In a speech sponsored by the Afro-American Studies Department, Turner outlined the history of the black student movement during the sixties, and its relationship to the development of Afro-American studies programs at predominately white universities.

Turner concluded his address by stressing that "black students have to come to serious terms with what it mean to be a student (because) there is very I important work for black students today."

In chronicling the black student movement of the sixties. Turner divided it into two phases. He said the first phase was centered in the South and desk with social issues outside of the university. The second was a Northern-based thrust, representing the efforts of black students in predominately white colleges to come to terms with "the basic question of black studies and the control and nature of the university," Turner said.

Turner, who become the first black head of Cornell's Afro-American studies program after an armed demonstration by black students in 1969, emphasized the proportional relationship between black student activism and the initiation of black studies programs.

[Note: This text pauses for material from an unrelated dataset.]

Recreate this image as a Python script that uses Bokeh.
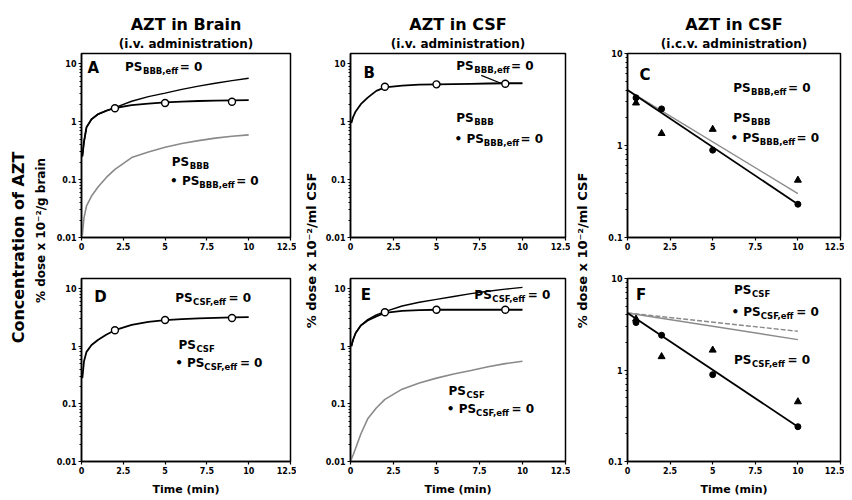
import numpy as np
from bokeh.plotting import figure
from bokeh.models import Label, Title, FixedTicker, CustomJSTickFormatter, Range1d
from bokeh.layouts import row, column
from bokeh.embed import file_html
from bokeh.resources import INLINE

FONT = "DejaVu Sans"

# ---------------- data ----------------
X_TICKS = [0, 2.5, 5, 7.5, 10, 12.5]
X_TICK_LABELS = ["0", "2.5", "5", "7.5", "10", "12.5"]
Y_TICKS_WIDE = [0.01, 0.1, 1, 10]
Y_TICK_LABELS_WIDE = ["0.01", "0.1", "1", "10"]
Y_TICKS_NARROW = [0.1, 1, 10]
Y_TICK_LABELS_NARROW = ["0.1", "1", "10"]

TITLES = ["AZT in Brain", "AZT in CSF", "AZT in CSF"]
SUBTITLES = ["(i.v. administration)", "(i.v. administration)", "(i.c.v. administration)"]
PANEL_LETTERS = ["A", "B", "C", "D", "E", "F"]
Y_LABEL_1 = "Concentration of AZT"
Y_LABEL_2 = "% dose x 10\u207b\u00b2/g brain"
Y_LABEL_CSF = "% dose x 10\u207b\u00b2/ml CSF"
X_LABEL = "Time (min)"

curve_t = [0.05, 0.15, 0.3, 0.6, 1, 1.5, 2, 3, 4, 5, 6, 7, 8, 9, 10]

# Panel A - brain, i.v.
a_eff0 = [0.25, 0.45, 0.8, 1.1, 1.35, 1.55, 1.75, 2.25, 2.7, 3.1, 3.6, 4.1, 4.6, 5.1, 5.6]
a_fit = [0.25, 0.45, 0.8, 1.1, 1.35, 1.55, 1.72, 1.92, 2.05, 2.15, 2.22, 2.27, 2.3, 2.33, 2.35]
a_low = [0.011, 0.022, 0.035, 0.052, 0.075, 0.11, 0.15, 0.24, 0.3, 0.36, 0.42, 0.47, 0.52, 0.56, 0.59]
a_obs_t = [2, 5, 9]
a_obs = [1.7, 2.1, 2.2]

# Panel B - CSF, i.v.
b_fit = [0.95, 1.2, 1.5, 2.0, 2.6, 3.4, 3.9, 4.2, 4.35, 4.4, 4.45, 4.5, 4.55, 4.6, 4.6]
b_obs_t = [2, 5, 9]
b_obs = [4.0, 4.4, 4.5]
b_leader_t = [7.6, 9.0]
b_leader = [6.3, 4.3]

# Panel C - CSF, i.c.v.
c_line_t = [0, 10]
c_fit = [4.0, 0.23]
c_fit2 = [4.0, 0.30]
c_obs_t = [0.5, 2, 5, 10]
c_circles = [3.3, 2.5, 0.89, 0.23]
c_triangles = [2.9, 1.35, 1.5, 0.42]

# Panel D - brain, i.v. (CSF parameters)
d_fit = [0.28, 0.55, 0.8, 1.05, 1.3, 1.6, 1.9, 2.35, 2.65, 2.85, 2.97, 3.05, 3.12, 3.17, 3.2]
d_obs_t = [2, 5, 9]
d_obs = [1.9, 2.85, 3.1]

# Panel E - CSF, i.v. (CSF parameters)
e_eff0 = [1.0, 1.3, 1.7, 2.3, 2.9, 3.5, 4.0, 5.0, 5.8, 6.5, 7.3, 8.2, 9.0, 9.8, 10.5]
e_fit = [1.0, 1.3, 1.7, 2.3, 2.8, 3.3, 3.8, 4.1, 4.25, 4.3, 4.3, 4.3, 4.3, 4.3, 4.3]
e_low = [0.011, 0.013, 0.017, 0.03, 0.055, 0.085, 0.12, 0.18, 0.23, 0.28, 0.33, 0.38, 0.44, 0.5, 0.55]
e_obs_t = [2, 5, 9]
e_obs = [3.9, 4.3, 4.3]

# Panel F - CSF, i.c.v. (CSF parameters)
f_line_t = [0, 10]
f_fit = [4.2, 0.24]
f_alt1 = [4.2, 2.65]
f_alt2 = [4.2, 2.15]
f_obs_t = [0.5, 2, 5, 10]
f_circles = [3.3, 2.4, 0.89, 0.24]
f_triangles = [3.6, 1.4, 1.65, 0.45]

# ---------------- helpers ----------------
CW = {"P": .733, "S": .720, "B": .762, "C": .734, "F": .683, "e": .678, "f": .435,
      ",": .380, " ": .348, "=": .838, "0": .696, "\u2022": .590}
INK = "black"


def tw(s, size):
    return sum(CW.get(c, 0.65) for c in s) * size


def fmt(ticks, labels):
    return CustomJSTickFormatter(args=dict(tvals=ticks, tlabels=labels), code="""
        for (let i = 0; i < tvals.length; i++) {
            if (Math.abs(tvals[i] - tick) <= 1e-6 * Math.max(1e-3, Math.abs(tvals[i]))) return tlabels[i];
        }
        return "";
    """)


def minor_log(lo_exp, hi_exp):
    return [m * 10.0 ** e for e in range(lo_exp, hi_exp) for m in range(2, 10)]


def panel(w, h, yr, yticks, ylabels, bl, br, bt, bb, letter, lx, ly):
    p = figure(width=w, height=h, x_range=Range1d(0, 12.5), y_range=Range1d(*yr),
               y_axis_type="log", output_backend="svg", toolbar_location=None,
               title_location=None, min_border_left=bl, min_border_right=br,
               min_border_top=bt, min_border_bottom=bb)
    p.xgrid.visible = False
    p.ygrid.visible = False
    p.outline_line_color = INK
    p.outline_line_width = 1.5
    p.background_fill_color = "white"
    p.xaxis.ticker = FixedTicker(ticks=X_TICKS)
    p.xaxis.formatter = fmt(X_TICKS, X_TICK_LABELS)
    lo = int(round(np.log10(yticks[0])))
    p.yaxis.ticker = FixedTicker(ticks=yticks, minor_ticks=minor_log(lo, 1))
    p.yaxis.formatter = fmt(yticks, ylabels)
    for ax in (p.xaxis[0], p.yaxis[0]):
        ax.axis_line_width = 1.5
        ax.axis_line_color = INK
        ax.major_tick_line_color = INK
        ax.minor_tick_line_color = INK
        ax.major_tick_in = 0
        ax.major_tick_out = 3
        ax.minor_tick_in = 0
        ax.minor_tick_out = 2
        ax.major_tick_line_width = 1.2
        ax.major_label_text_font = FONT
        ax.major_label_text_font_size = "8px"
        ax.major_label_text_font_style = "bold"
        ax.major_label_text_color = INK
        ax.major_label_standoff = 2
    p.xaxis.minor_tick_line_color = None
    p.add_layout(Label(x=lx, y=ly, text=letter, text_font=FONT, text_font_size="15px",
                       text_font_style="bold", text_baseline="middle", text_color=INK))
    return p


def ps_label(p, x, y, sub, bullet=False, tail=" = 0"):
    main = "\u2022 PS" if bullet else "PS"
    s_main, s_sub = 12, 8.5
    wm = tw(main, s_main)
    p.add_layout(Label(x=x, y=y, text=main, text_font=FONT, text_font_size=f"{s_main}px",
                       text_font_style="bold", text_baseline="middle", text_color=INK))
    p.add_layout(Label(x=x, y=y, x_offset=wm + 0.5, y_offset=-4, text=sub, text_font=FONT,
                       text_font_size=f"{s_sub}px", text_font_style="bold",
                       text_baseline="middle", text_color=INK))
    if tail:
        p.add_layout(Label(x=x, y=y, x_offset=wm + tw(sub, s_sub) + 1.5, text=tail,
                           text_font=FONT, text_font_size=f"{s_main}px",
                           text_font_style="bold", text_baseline="middle", text_color=INK))


def titles(p, main, sub):
    p.add_layout(Title(text=sub, align="center", text_font=FONT, text_font_size="12px",
                       text_font_style="bold", text_color=INK, standoff=5), "above")
    p.add_layout(Title(text=main, align="center", text_font=FONT, text_font_size="16px",
                       text_font_style="bold", text_color=INK, standoff=-2), "above")


def xlabel(p):
    p.xaxis.axis_label = X_LABEL
    p.xaxis.axis_label_text_font = FONT
    p.xaxis.axis_label_text_font_size = "11px"
    p.xaxis.axis_label_text_font_style = "bold"
    p.xaxis.axis_label_text_color = INK
    p.xaxis.axis_label_standoff = 6


def side(w, h, entries):
    p = figure(width=w, height=h, x_range=Range1d(0, w), y_range=Range1d(0, h),
               output_backend="svg", toolbar_location=None, title_location=None,
               x_axis_location=None, y_axis_location=None, min_border=0)
    p.outline_line_color = None
    p.xgrid.visible = False
    p.ygrid.visible = False
    for (x, y, text, size) in entries:
        p.add_layout(Label(x=x, y=y, text=text, angle=np.pi / 2, text_align="center",
                           text_baseline="middle", text_font=FONT, text_font_size=size,
                           text_font_style="bold", text_color=INK))
    return p


BLACK = "black"
GRAY = "#8a8a8a"
WIDE = (0.01, 15)
NARROW = (0.1, 10)
TOP_H, BOT_H = 258, 240
TB, BT, BB = 53, 20, 36
W1, W2, W3 = 246, 250, 252

# ---------------- panel A ----------------
pA = panel(W1, TOP_H, WIDE, Y_TICKS_WIDE, Y_TICK_LABELS_WIDE, 31, 6, TB, 21, PANEL_LETTERS[0], 0.36, 8.3)
titles(pA, TITLES[0], SUBTITLES[0])
pA.line(curve_t, a_eff0, line_color=BLACK, line_width=1.4)
pA.line(curve_t, a_fit, line_color=BLACK, line_width=1.8)
pA.line(curve_t, a_low, line_color=GRAY, line_width=1.6)
pA.scatter(a_obs_t, a_obs, marker="circle", size=7, fill_color="white", line_color=BLACK, line_width=1.4)
ps_label(pA, 2.6, 8.7, "BBB,eff")
ps_label(pA, 5.4, 0.2, "BBB", tail="")
ps_label(pA, 5.3, 0.095, "BBB,eff", bullet=True)

# ---------------- panel B ----------------
pB = panel(W2, TOP_H, WIDE, Y_TICKS_WIDE, Y_TICK_LABELS_WIDE, 30, 5, TB, 21, PANEL_LETTERS[1], 0.75, 6.9)
titles(pB, TITLES[1], SUBTITLES[1])
pB.line(curve_t, b_fit, line_color=BLACK, line_width=1.8)
pB.line(b_leader_t, b_leader, line_color=BLACK, line_width=1.2)
pB.scatter(b_obs_t, b_obs, marker="circle", size=7, fill_color="white", line_color=BLACK, line_width=1.4)
ps_label(pB, 6.15, 9.1, "BBB,eff")
ps_label(pB, 6.15, 1.15, "BBB", tail="")
ps_label(pB, 6.05, 0.51, "BBB,eff", bullet=True)

# ---------------- panel C ----------------
pC = panel(W3, TOP_H, NARROW, Y_TICKS_NARROW, Y_TICK_LABELS_NARROW, 35, 4, TB, 21, PANEL_LETTERS[2], 0.7, 5.8)
titles(pC, TITLES[2], SUBTITLES[2])
pC.line(c_line_t, c_fit2, line_color=GRAY, line_width=1.4)
pC.line(c_line_t, c_fit, line_color=BLACK, line_width=1.8)
pC.scatter(c_obs_t, c_circles, marker="circle", size=6, fill_color=BLACK, line_color=BLACK)
pC.scatter(c_obs_t, c_triangles, marker="triangle", size=7, fill_color=BLACK, line_color=BLACK)
ps_label(pC, 6.2, 4.2, "BBB,eff")
ps_label(pC, 6.2, 2.0, "BBB", tail="")
ps_label(pC, 6.05, 1.22, "BBB,eff", bullet=True)

# ---------------- panel D ----------------
pD = panel(W1, BOT_H, WIDE, Y_TICKS_WIDE, Y_TICK_LABELS_WIDE, 31, 6, BT, BB, PANEL_LETTERS[3], 0.77, 7.1)
xlabel(pD)
pD.line(curve_t, d_fit, line_color=BLACK, line_width=1.8)
pD.scatter(d_obs_t, d_obs, marker="circle", size=7, fill_color="white", line_color=BLACK, line_width=1.4)
ps_label(pD, 5.6, 6.8, "CSF,eff")
ps_label(pD, 5.8, 1.07, "CSF", tail="")
ps_label(pD, 5.6, 0.52, "CSF,eff", bullet=True)

# ---------------- panel E ----------------
pE = panel(W2, BOT_H, WIDE, Y_TICKS_WIDE, Y_TICK_LABELS_WIDE, 30, 5, BT, BB, PANEL_LETTERS[4], 0.6, 7.7)
xlabel(pE)
pE.line(curve_t, e_eff0, line_color=BLACK, line_width=1.4)
pE.line(curve_t, e_fit, line_color=BLACK, line_width=1.8)
pE.line(curve_t, e_low, line_color=GRAY, line_width=1.6)
pE.scatter(e_obs_t, e_obs, marker="circle", size=7, fill_color="white", line_color=BLACK, line_width=1.4)
ps_label(pE, 7.2, 7.7, "CSF,eff")
ps_label(pE, 5.7, 0.165, "CSF", tail="")
ps_label(pE, 5.6, 0.08, "CSF,eff", bullet=True)

# ---------------- panel F ----------------
pF = panel(W3, BOT_H, NARROW, Y_TICKS_NARROW, Y_TICK_LABELS_NARROW, 35, 4, BT, BB, PANEL_LETTERS[5], 0.5, 6.6)
xlabel(pF)
pF.line(f_line_t, f_alt1, line_color=GRAY, line_width=1.4, line_dash="5 2")
pF.line(f_line_t, f_alt2, line_color=GRAY, line_width=1.4)
pF.line(f_line_t, f_fit, line_color=BLACK, line_width=1.8)
pF.scatter(f_obs_t, f_circles, marker="circle", size=6, fill_color=BLACK, line_color=BLACK)
pF.scatter(f_obs_t, f_triangles, marker="triangle", size=7, fill_color=BLACK, line_color=BLACK)
ps_label(pF, 6.25, 7.4, "CSF", tail="")
ps_label(pF, 6.1, 4.3, "CSF,eff", bullet=True)
ps_label(pF, 6.25, 1.3, "CSF,eff")

# ---------------- side labels ----------------
H = TOP_H + BOT_H
L1 = side(50, H, [(18, H - 247, Y_LABEL_1, "16px"), (40, H - 230, Y_LABEL_2, "12px")])
L2 = side(24, H, [(15, H - 250, Y_LABEL_CSF, "13px")])
L3 = side(22, H, [(12, H - 250, Y_LABEL_CSF, "13px")])

layout = row(L1, column(pA, pD), L2, column(pB, pE), L3, column(pC, pF))

open("out.html", "w").write(file_html(layout, INLINE))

On those white campuses "where black students were weak, black studies programs are also weak, black studies problems of organization and autonomy," Turner said.

Many of the problems that have beset black studies departments might have been avoided, he said, if black intellectuals had not felt that by supporting black studies they would have been risking their professional standing within the white dominated academic establishment.

Turner cited this insecurity as the reason why there is "no serious American scholastic tradition similar to Frants Fanon's psychologizing about the effects of racism and colonialism on black people."